◆ **Instructions for the task**
What is to be printed is the span of lines starting at the one containing "Clone this chart" and ending at the one containing "80, 90, 100];", reproduced exactly with pictures left out.

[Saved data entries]
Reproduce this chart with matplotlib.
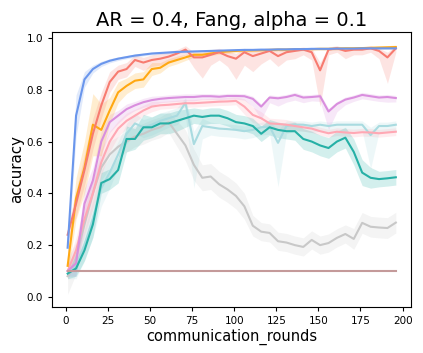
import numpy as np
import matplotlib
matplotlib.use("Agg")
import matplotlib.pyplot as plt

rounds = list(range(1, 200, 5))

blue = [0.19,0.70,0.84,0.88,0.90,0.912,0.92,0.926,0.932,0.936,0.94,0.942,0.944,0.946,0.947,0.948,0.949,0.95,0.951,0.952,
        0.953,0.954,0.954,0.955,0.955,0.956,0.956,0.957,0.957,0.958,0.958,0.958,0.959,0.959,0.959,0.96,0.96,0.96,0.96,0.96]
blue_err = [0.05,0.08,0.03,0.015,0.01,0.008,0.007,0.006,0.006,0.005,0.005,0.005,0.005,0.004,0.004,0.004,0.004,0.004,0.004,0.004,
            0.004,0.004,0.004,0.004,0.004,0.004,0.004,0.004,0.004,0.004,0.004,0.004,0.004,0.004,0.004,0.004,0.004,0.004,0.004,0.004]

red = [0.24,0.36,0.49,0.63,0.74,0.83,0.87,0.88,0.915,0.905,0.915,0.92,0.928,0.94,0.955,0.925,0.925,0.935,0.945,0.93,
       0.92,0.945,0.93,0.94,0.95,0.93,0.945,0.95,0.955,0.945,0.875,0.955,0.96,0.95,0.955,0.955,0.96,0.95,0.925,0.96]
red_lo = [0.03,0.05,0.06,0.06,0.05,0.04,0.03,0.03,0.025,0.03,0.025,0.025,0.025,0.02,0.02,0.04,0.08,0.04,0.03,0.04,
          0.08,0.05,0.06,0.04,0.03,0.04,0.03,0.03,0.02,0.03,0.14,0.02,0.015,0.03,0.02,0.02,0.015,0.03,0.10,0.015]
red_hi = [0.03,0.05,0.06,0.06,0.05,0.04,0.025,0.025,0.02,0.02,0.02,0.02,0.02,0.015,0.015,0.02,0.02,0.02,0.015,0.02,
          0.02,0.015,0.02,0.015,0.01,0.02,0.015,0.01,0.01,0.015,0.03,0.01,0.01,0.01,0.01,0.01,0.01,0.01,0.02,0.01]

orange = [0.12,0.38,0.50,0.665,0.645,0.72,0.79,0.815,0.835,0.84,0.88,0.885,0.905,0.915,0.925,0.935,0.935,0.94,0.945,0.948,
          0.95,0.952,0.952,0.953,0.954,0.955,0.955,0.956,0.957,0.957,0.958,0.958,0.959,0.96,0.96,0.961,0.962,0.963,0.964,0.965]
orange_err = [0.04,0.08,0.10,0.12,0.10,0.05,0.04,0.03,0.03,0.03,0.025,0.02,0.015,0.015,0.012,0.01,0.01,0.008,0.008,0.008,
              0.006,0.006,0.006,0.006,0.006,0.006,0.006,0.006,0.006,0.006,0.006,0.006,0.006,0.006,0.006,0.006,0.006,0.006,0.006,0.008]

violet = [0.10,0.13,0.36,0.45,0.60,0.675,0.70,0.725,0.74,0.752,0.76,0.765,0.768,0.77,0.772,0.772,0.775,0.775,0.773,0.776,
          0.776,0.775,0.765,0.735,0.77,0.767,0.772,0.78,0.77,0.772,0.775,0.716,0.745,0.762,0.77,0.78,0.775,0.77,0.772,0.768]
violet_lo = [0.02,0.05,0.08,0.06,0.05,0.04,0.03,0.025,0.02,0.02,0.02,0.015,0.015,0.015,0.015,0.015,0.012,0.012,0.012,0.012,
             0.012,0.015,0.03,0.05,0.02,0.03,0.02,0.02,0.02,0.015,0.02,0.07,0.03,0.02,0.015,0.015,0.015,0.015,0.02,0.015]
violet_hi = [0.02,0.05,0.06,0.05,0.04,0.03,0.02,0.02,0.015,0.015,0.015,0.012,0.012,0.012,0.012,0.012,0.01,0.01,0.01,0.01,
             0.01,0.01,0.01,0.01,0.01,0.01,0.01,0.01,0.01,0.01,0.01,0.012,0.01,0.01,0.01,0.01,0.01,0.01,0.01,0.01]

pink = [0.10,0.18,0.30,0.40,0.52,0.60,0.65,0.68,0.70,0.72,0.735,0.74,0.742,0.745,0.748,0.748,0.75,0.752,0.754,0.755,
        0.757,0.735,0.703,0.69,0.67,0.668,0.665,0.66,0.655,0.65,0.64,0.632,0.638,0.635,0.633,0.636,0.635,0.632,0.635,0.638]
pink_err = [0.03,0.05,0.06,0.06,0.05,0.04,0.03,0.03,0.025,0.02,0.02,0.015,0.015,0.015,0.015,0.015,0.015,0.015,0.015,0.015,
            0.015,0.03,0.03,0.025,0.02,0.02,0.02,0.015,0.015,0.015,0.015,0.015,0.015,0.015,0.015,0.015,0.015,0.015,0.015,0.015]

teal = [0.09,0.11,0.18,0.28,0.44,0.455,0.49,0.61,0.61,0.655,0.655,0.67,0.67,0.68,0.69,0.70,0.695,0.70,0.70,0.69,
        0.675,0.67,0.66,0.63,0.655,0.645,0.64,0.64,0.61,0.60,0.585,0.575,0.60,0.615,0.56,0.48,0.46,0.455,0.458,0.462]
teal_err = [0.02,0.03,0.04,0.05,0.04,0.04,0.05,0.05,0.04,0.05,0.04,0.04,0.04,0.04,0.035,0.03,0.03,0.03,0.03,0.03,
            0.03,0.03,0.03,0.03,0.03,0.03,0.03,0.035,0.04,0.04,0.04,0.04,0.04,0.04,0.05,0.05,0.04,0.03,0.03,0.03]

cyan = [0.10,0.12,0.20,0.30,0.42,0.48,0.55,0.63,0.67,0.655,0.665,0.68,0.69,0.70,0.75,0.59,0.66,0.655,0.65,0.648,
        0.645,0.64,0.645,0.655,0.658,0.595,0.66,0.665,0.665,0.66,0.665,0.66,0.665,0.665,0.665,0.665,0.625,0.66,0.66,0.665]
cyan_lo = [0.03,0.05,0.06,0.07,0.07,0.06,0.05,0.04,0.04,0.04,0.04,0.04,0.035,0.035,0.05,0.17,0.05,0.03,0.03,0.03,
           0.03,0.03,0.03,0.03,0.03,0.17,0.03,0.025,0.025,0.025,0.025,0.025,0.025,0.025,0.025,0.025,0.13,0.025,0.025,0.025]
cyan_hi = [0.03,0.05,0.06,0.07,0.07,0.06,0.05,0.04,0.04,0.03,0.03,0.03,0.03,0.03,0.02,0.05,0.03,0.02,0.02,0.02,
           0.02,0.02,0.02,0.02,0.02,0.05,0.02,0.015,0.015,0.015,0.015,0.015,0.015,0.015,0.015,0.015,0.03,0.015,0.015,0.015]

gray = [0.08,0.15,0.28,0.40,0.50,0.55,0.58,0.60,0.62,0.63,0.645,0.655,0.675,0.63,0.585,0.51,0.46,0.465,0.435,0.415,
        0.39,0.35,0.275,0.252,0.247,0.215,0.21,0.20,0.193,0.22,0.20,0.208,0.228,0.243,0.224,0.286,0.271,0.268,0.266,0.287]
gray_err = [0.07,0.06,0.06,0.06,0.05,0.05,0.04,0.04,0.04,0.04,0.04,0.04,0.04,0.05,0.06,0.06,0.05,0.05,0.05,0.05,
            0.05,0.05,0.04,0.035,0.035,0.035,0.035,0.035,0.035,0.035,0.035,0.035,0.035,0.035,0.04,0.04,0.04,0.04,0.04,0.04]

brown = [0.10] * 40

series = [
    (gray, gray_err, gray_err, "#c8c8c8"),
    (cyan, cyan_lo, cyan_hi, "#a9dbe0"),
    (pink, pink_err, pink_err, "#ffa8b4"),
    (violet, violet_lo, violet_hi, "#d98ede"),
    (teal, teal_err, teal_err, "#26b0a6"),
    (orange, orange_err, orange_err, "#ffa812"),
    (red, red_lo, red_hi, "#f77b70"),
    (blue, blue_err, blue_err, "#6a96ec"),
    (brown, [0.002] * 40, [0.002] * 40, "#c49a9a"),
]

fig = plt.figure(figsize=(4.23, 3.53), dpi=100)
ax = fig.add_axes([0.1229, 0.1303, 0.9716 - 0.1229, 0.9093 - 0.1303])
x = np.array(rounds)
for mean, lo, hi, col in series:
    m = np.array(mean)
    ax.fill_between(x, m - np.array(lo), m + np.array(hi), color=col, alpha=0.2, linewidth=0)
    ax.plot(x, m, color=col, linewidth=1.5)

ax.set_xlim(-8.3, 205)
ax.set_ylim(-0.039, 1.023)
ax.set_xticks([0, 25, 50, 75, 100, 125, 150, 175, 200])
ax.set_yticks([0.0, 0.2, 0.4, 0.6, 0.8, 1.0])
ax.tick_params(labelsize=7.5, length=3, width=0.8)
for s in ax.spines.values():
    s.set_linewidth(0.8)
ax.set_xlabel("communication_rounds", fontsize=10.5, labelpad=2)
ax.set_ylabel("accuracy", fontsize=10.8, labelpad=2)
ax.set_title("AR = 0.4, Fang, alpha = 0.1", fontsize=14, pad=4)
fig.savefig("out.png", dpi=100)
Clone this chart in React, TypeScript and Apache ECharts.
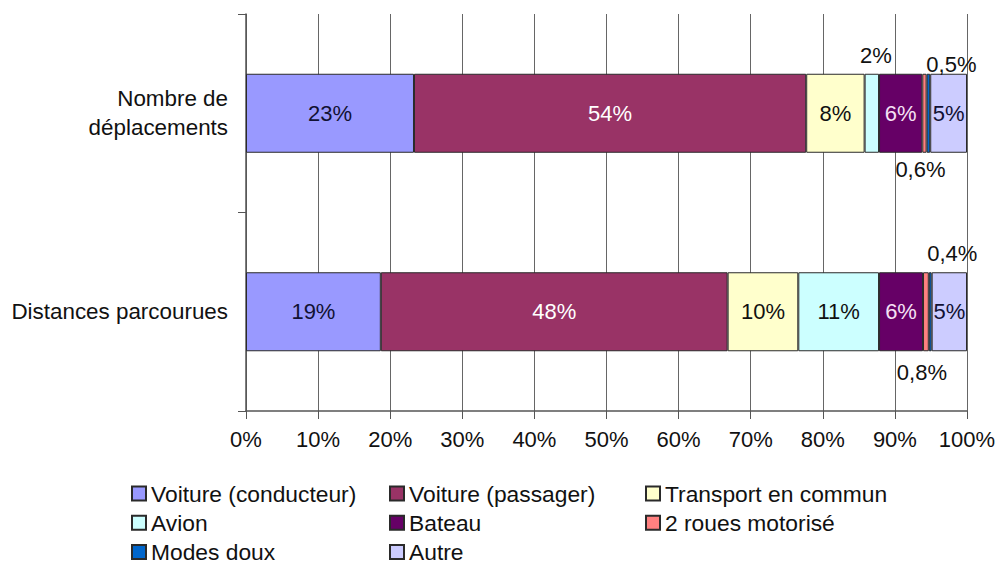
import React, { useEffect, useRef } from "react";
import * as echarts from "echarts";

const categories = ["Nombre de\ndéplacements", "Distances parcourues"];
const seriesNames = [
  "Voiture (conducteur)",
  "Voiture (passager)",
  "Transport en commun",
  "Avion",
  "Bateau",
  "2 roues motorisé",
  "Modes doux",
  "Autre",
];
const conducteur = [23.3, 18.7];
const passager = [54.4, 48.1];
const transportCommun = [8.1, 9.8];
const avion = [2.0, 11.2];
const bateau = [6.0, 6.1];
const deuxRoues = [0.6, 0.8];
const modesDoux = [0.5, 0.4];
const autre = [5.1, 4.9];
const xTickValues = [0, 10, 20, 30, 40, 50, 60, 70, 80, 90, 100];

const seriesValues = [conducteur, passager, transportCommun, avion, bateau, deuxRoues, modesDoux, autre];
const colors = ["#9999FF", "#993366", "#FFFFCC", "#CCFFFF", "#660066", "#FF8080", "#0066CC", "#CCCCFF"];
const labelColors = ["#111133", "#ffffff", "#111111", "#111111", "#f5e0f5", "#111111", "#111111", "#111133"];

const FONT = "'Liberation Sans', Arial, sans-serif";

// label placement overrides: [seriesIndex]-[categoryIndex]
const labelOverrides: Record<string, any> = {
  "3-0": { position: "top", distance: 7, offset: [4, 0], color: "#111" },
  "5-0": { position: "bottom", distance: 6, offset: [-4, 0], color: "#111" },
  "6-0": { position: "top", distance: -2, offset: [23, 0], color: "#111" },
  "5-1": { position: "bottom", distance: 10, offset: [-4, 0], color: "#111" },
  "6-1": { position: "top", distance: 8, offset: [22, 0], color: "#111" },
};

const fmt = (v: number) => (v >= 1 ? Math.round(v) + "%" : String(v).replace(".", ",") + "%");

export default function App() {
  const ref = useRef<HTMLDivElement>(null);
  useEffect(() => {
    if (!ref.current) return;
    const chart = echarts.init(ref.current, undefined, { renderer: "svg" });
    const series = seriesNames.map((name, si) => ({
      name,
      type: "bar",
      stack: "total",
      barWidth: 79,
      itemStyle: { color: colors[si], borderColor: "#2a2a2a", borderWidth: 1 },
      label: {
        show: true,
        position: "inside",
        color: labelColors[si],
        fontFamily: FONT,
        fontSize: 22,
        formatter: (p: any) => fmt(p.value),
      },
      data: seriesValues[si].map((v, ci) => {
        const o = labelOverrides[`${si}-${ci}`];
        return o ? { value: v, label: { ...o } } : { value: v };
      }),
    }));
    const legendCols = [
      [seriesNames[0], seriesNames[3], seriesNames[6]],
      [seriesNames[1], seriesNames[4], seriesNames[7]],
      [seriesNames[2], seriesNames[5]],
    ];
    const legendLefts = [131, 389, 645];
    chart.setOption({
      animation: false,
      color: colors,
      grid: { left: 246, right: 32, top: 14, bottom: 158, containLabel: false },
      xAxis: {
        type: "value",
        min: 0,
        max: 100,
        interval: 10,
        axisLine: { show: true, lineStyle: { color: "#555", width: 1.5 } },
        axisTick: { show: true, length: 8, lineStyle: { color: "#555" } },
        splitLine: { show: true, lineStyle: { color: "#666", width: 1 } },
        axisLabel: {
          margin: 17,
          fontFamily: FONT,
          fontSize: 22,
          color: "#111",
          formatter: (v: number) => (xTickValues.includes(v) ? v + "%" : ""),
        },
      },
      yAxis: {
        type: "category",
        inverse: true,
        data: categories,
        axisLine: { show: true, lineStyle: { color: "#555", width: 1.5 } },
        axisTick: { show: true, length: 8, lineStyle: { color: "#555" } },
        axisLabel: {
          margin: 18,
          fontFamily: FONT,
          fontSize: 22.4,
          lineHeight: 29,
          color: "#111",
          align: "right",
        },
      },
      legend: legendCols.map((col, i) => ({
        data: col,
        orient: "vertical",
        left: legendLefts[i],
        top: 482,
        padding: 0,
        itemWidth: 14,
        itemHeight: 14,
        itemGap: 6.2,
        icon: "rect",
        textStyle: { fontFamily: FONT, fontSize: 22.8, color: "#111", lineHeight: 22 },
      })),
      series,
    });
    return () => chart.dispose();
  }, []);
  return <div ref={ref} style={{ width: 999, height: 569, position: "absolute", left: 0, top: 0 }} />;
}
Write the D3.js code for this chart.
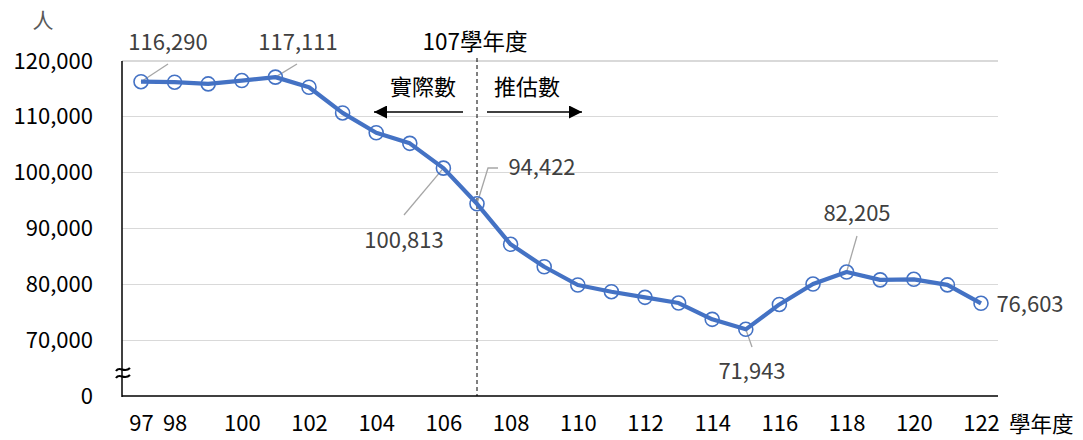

◆ **Output**
Clone this chart in React, TypeScript and Apache ECharts.
import React, { useEffect, useRef } from "react";
import * as echarts from "echarts";

const categories = ["Nombre de\ndéplacements", "Distances parcourues"];
const seriesNames = [
  "Voiture (conducteur)",
  "Voiture (passager)",
  "Transport en commun",
  "Avion",
  "Bateau",
  "2 roues motorisé",
  "Modes doux",
  "Autre",
];
const conducteur = [23.3, 18.7];
const passager = [54.4, 48.1];
const transportCommun = [8.1, 9.8];
const avion = [2.0, 11.2];
const bateau = [6.0, 6.1];
const deuxRoues = [0.6, 0.8];
const modesDoux = [0.5, 0.4];
const autre = [5.1, 4.9];
const xTickValues = [0, 10, 20, 30, 40, 50, 60, 70, 80, 90, 100];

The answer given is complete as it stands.